Palembang, corongnews.com –
Presiden Joko Widodo (Jokowi) dan Menteri Keuangan Sri Mulyani getol mengabarkan adanya badai besar yang akan menerpa perekonomian dunia mulai 2023. Niat baiknya, agar masyarakat mulai sadar dengan situasi, waspada dan mempersiapkan diri.
Tak tanggung-tanggung, Presiden Jokowi membeberkan situasi menyeramkan yang terjadi. Katanya, ada sedikitnya 66 negara akan ambruk akibat krisis dan 345 juta orang di 82 negara kelaparan. Ini disampaikan dalam Peresmian Pembukaan Kongres XII LVRI dan Munas XI PIVERI Tahun 2022, Selasa (11/10/2022).
Namun, tak lupa keduanya menenangkan masyarakat, jika Indonesia salah sedikit dari negara yang aman dari risiko resesi hingga krisis pangan berat yang akan melanda banyak negara.Target pemerintah, Indonesia tetap tumbuh lumayan tinggi, sebesar 5,3% tahun 2023, sementara Asian Development Bank (ADB) melihat tumbuh 5%.
Tapi benarkah demikian? Aman? Beberapa data menujukkan fakta cukup ‘ngeri’ atas prospek ekonomi Indonesia yang belakangan cukup bergantung pada ledakan harga komoditas utama, seperti batubara, minyak kelapa sawit, timah, nikel dan gas alam lainnya.
Belum lagi permintaan dunia juga turun, akibat ketidakpastian yang disebut banyak pejabat pemerintah sebagai akibat dari the perfect storm. Sejumlah lembaga internasional memproyeksikan pertumbuhan ekonomi dunia pada tahun 2023 berada pada kisaran 2,3%-2,9%. Turun dari estimasi tahun ini, di kisaran 2,8%-3,2%.

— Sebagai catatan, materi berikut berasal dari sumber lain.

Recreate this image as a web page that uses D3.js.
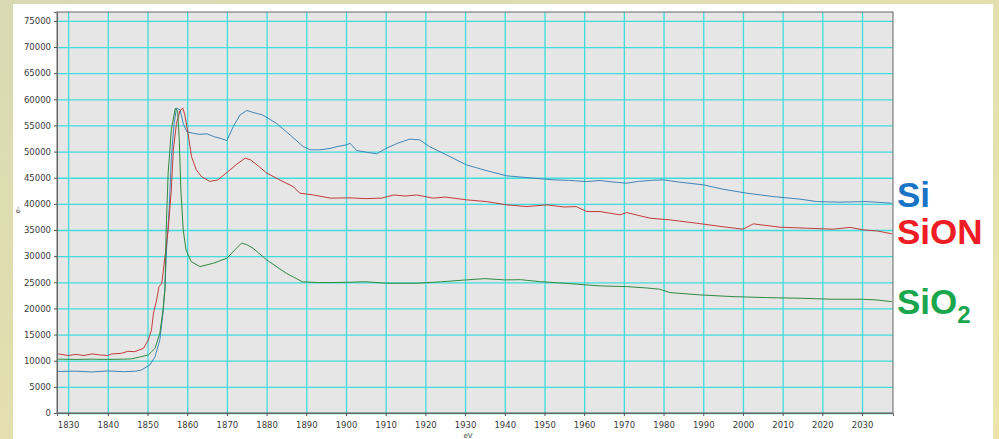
<!DOCTYPE html>
<html>
<head>
<meta charset="utf-8">
<script src="https://cdn.jsdelivr.net/npm/d3@7"></script>
<style>
  body { margin: 0; background: #fff; }
  svg { display: block; }
</style>
</head>
<body>
<div id="chart"></div>
<script>
// tick labels
var xTicks = [1830, 1840, 1850, 1860, 1870, 1880, 1890, 1900, 1910, 1920, 1930,
              1940, 1950, 1960, 1970, 1980, 1990, 2000, 2010, 2020, 2030];
var yTicks = [0, 5000, 10000, 15000, 20000, 25000, 30000, 35000, 40000,
              45000, 50000, 55000, 60000, 65000, 70000, 75000];

// Si (blue)
var siEV = [1827.5, 1832, 1836, 1840, 1844, 1847, 1848.5, 1850.6, 1851.9, 1853.1, 1853.9, 1854.4,
  1854.8, 1855.5, 1856, 1856.7, 1857.3, 1858.2, 1859, 1859.9, 1861.5, 1863, 1865, 1866.6, 1868.5,
  1870, 1871.6, 1873.3, 1875, 1877, 1879, 1882.5, 1885.9, 1889.2, 1891, 1893.4, 1896, 1898, 1900.2,
  1901, 1902.7, 1905, 1907.7, 1910.2, 1913, 1916, 1918.6, 1921, 1925.3, 1930.3, 1935.3, 1940.5,
  1947.2, 1952.2, 1956, 1960.6, 1964, 1967, 1970.7, 1973.7, 1977, 1980, 1984.1, 1990, 1995,
  2000.9, 2007.6, 2014.4, 2018.6, 2024.4, 2031, 2034, 2037.5];
var siCounts = [7950, 8000, 7850, 8050, 7900, 8000, 8230, 9190, 10780, 13970, 19080, 24170,
  31200, 39500, 49000, 55400, 58300, 58000, 55400, 53800, 53500, 53300, 53400, 52900, 52500,
  52100, 54800, 57000, 57860, 57400, 57000, 55400, 53200, 50970, 50340, 50340, 50600, 51000, 51300,
  51600, 50200, 49900, 49570, 50660, 51600, 52380, 52250, 50970, 49380, 47470, 46380, 45360,
  44920, 44600, 44500, 44270, 44470, 44200, 43960, 44300, 44500, 44600, 44150, 43640, 42800,
  42050, 41400, 40900, 40440, 40320, 40440, 40300, 40130];

// SiON (red)
var sionEV = [1827.5, 1830, 1832, 1834, 1836, 1838, 1840, 1841, 1843.5, 1845, 1846.8, 1849,
  1850.2, 1851, 1851.5, 1852.3, 1852.9, 1853.6, 1854.4, 1855.2, 1856, 1856.5, 1857.3, 1858.2,
  1858.9, 1859.4, 1860.2, 1861.1, 1862.3, 1863.6, 1865.7, 1867.8, 1869, 1870.8, 1872.5, 1874.6,
  1876, 1878, 1880, 1883, 1886.7, 1888.4, 1891.8, 1896, 1901, 1905, 1909, 1912, 1915, 1917.8,
  1922, 1925, 1930.4, 1935.4, 1940.5, 1945.6, 1950.6, 1955, 1958, 1960.6, 1964, 1969, 1970.7,
  1976.6, 1981.6, 1988.3, 1995.8, 2000, 2002.6, 2009.3, 2016, 2022.7, 2027, 2030.3, 2034, 2037.5];
var sionCounts = [11300, 11000, 11200, 11000, 11300, 11100, 11000, 11300, 11420, 11800, 11730, 12380,
  13970, 15890, 19080, 21630, 24170, 24800, 29900, 35000, 42700, 50300, 55400, 57860,
  58300, 57040, 53500, 49000, 46500, 45200, 44300, 44600, 45400, 46500, 47600, 48750,
  48400, 47200, 45900, 44700, 43300, 42050, 41700, 41100, 41150, 41000, 41100, 41700, 41500, 41700,
  41100, 41300, 40770, 40440, 39810, 39490, 39810, 39400, 39490, 38530, 38530, 37900, 38340,
  37260, 36940, 36300, 35540, 35160, 36180, 35540, 35350, 35160, 35500, 35030, 34800, 34260];

// SiO2 (green)
var sio2EV = [1827.5, 1832, 1836, 1840, 1844, 1846, 1848, 1850.2, 1851.9, 1853.1, 1853.9, 1854.4,
  1854.7, 1855.2, 1856, 1857, 1857.6, 1858, 1858.4, 1859, 1859.7, 1861, 1863.2, 1866.6, 1870,
  1872, 1873.7, 1875, 1876.6, 1880, 1885, 1889, 1893.4, 1896, 1900, 1905, 1910.2, 1917.8, 1924,
  1930.3, 1935, 1940, 1944, 1948.8, 1955, 1960.6, 1964, 1970.7, 1976, 1979, 1981.6, 1989.2,
  1997.5, 2006, 2014.4, 2022.7, 2030, 2034, 2037.5];
var sio2Counts = [10300, 10250, 10300, 10250, 10300, 10350, 10700, 11100, 12380, 15250, 19710, 23540,
  35000, 45900, 54200, 58300, 57700, 52300, 42700, 35000, 31200, 28960, 28000, 28650, 29600,
  31200, 32500, 32200, 31500, 29300, 26700, 25100, 24940, 24950, 25000, 25100, 24820, 24820, 25100,
  25460, 25700, 25460, 25500, 25130, 24820, 24500, 24310, 24180, 23900, 23680, 23030, 22590,
  22260, 22070, 21950, 21760, 21760, 21600, 21300];

function SpectrumChart(element_id) {
  var W = 999, H = 439,
      plot = {left: 57, right: 893, top: 12, bottom: 413},
      x = d3.scaleLinear().domain([1827.2, 2037.8]).range([plot.left, plot.right]),
      y = d3.scaleLinear().domain([0, 76700]).range([plot.bottom, plot.top]),
      svg, focus;

  svg = d3.select(element_id).append("svg")
      .attr("width", W)
      .attr("height", H);

  var grad = svg.append("defs").append("linearGradient")
      .attr("id", "bg").attr("x1", 0).attr("y1", 0).attr("x2", 1).attr("y2", 1);
  grad.append("stop").attr("offset", "0%").attr("stop-color", "#d9d9b2");
  grad.append("stop").attr("offset", "100%").attr("stop-color", "#ede5ad");

  svg.append("rect").attr("width", W).attr("height", H).attr("fill", "url(#bg)");
  svg.append("rect")
      .attr("x", 13).attr("y", 4)
      .attr("width", 980).attr("height", H - 4)
      .attr("fill", "#ffffff");

  focus = svg.append("g").attr("class", "focus");

  focus.append("rect")
      .attr("x", plot.left).attr("y", plot.top)
      .attr("width", plot.right - plot.left).attr("height", plot.bottom - plot.top)
      .attr("fill", "#e6e6e6");

  // grid
  focus.append("g")
      .attr("transform", "translate(0," + plot.bottom + ")")
      .call(d3.axisBottom(x).tickValues(xTicks).tickSize(-(plot.bottom - plot.top)).tickFormat(""))
      .call(function (g) { g.select(".domain").remove(); })
      .selectAll("line").attr("stroke", "#3fdcdc").attr("stroke-width", 1.3);
  focus.append("g")
      .attr("transform", "translate(" + plot.left + ",0)")
      .call(d3.axisLeft(y).tickValues(yTicks).tickSize(-(plot.right - plot.left)).tickFormat(""))
      .call(function (g) { g.select(".domain").remove(); })
      .selectAll("line").attr("stroke", "#3fdcdc").attr("stroke-width", 1.3);

  // curves
  var line = d3.line()
      .x(function (d) { return x(d[0]); })
      .y(function (d) { return y(d[1]); });

  var series = [
    {ev: siEV, counts: siCounts, color: "#3f86b8"},
    {ev: sionEV, counts: sionCounts, color: "#c23b3b"},
    {ev: sio2EV, counts: sio2Counts, color: "#2f8a40"}
  ];

  focus.selectAll(".curve")
      .data(series)
    .enter().append("path")
      .attr("class", "curve")
      .attr("fill", "none")
      .attr("stroke", function (d) { return d.color; })
      .attr("stroke-width", 1)
      .attr("d", function (d) { return line(d3.zip(d.ev, d.counts)); });

  // frame
  focus.append("rect")
      .attr("x", plot.left).attr("y", plot.top)
      .attr("width", plot.right - plot.left).attr("height", plot.bottom - plot.top)
      .attr("fill", "none").attr("stroke", "#666").attr("stroke-width", 1);

  // axes
  var xAxis = focus.append("g")
      .attr("transform", "translate(0," + plot.bottom + ")")
      .call(d3.axisBottom(x).tickValues(xTicks).tickSize(3).tickPadding(6).tickFormat(d3.format("d")));
  var yAxis = focus.append("g")
      .attr("transform", "translate(" + plot.left + ",0)")
      .call(d3.axisLeft(y).tickValues(yTicks).tickSize(3).tickPadding(3).tickFormat(d3.format("d")));

  [xAxis, yAxis].forEach(function (g) {
    g.select(".domain").attr("stroke", "#666");
    g.selectAll(".tick line").attr("stroke", "#555");
    g.selectAll(".tick text")
        .attr("fill", "#3a3a3a")
        .style("font-family", "DejaVu Sans")
        .style("font-size", "8.5px");
  });

  // axis titles
  svg.append("text")
      .attr("x", 468).attr("y", 438)
      .attr("text-anchor", "middle")
      .style("font-family", "DejaVu Sans").style("font-size", "7px")
      .attr("fill", "#444")
      .text("eV");
  svg.append("text")
      .attr("transform", "translate(20,210) rotate(-90)")
      .attr("text-anchor", "middle")
      .style("font-family", "DejaVu Sans").style("font-size", "7px")
      .attr("fill", "#444")
      .text("e-");

  // labels
  var lab = svg.append("g")
      .style("font-family", "Liberation Sans, Arial, sans-serif")
      .style("font-weight", "bold")
      .style("font-size", "35px");
  lab.append("text").attr("x", 897).attr("y", 207).attr("fill", "#1a74c6").text("Si");
  lab.append("text").attr("x", 897).attr("y", 244).attr("fill", "#ee1c24").text("SiON");
  var t = lab.append("text").attr("x", 897).attr("y", 314).attr("fill", "#1aa64c");
  t.append("tspan").text("SiO");
  t.append("tspan").attr("dy", 9).style("font-size", "24px").text("2");
}

SpectrumChart("#chart");
</script>
</body>
</html>
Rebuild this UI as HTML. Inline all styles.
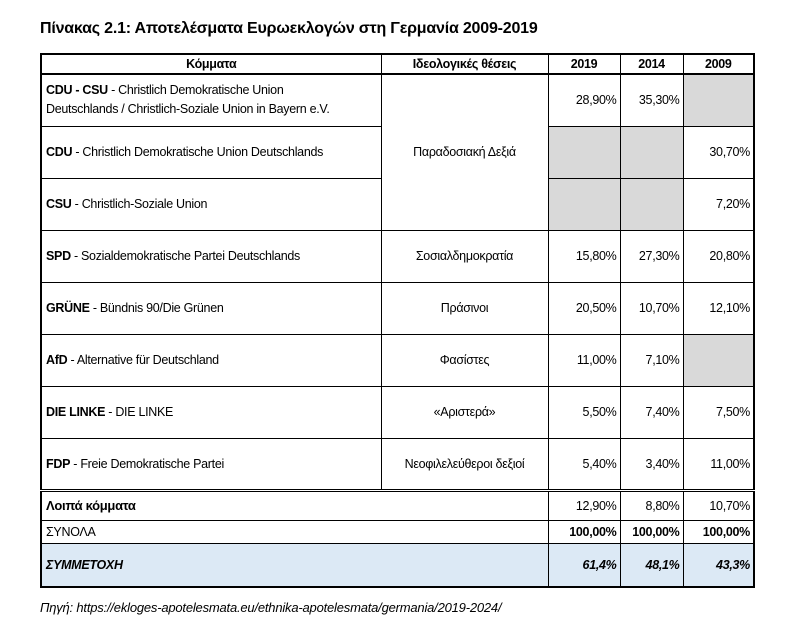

Penurunan harga dan permintaan komoditas dunia menjadi sinyal berbahaya bagi perekonomian Indonesia. Ini membahayakan kantong penerimaan negara yang selama ini cukup mengandalkan penerimaan dari sektor komoditas. Berikut fakta-fakta penurunan harga komoditas utama Indonesia.
Harga batu bara, yang menjadi primadona sekarang misalnya, pada kontrak Newcastle sudah mulai melandai dari puncak tertingginya, US$458 pe ton pada awal September lalu. Per hari ini sudah turun nyaris 15% ke harga US$391.
Prediksi Fitch Solutions harga batu bara juga turun mulai tahun depan, dari rerata estimasi tahun ini US$320 per ton, menjadi anljok ke US$280 pada 2023 dan US$250 pada 2024.
Masa depan harga minyak sawit lebih buram. Berada dalam tren penurunan tajam dari level tertinggi sepanjang masa di atas 7.000 ringgit Malaysia per ton pada akhir April lalu, kini nyaris tinggal separuhnya MYR4.123 per ton.
Prediksi yang dimuat trending economics menunjukkan harganya akan terus melandai hingga akhir 2013 menjadi di kisaran MYR3.000.
Demikian pula harga timah, perlahan menjauh dari level tertinggi US$50.000 per ton pada Maret tahun ini, terus menerus turun ke level di bawah US$20.000 per ton sekarang. Tren pelemahan ini diperkirakan juga akan terus berlanjut.
Sementara tembaga juga mengalami nasib yang sama. Harganya melorot dari level tertinggi, nyaris US$11.000 per ton pada Maret lalu kini nyungsep US$7.400-an per ton.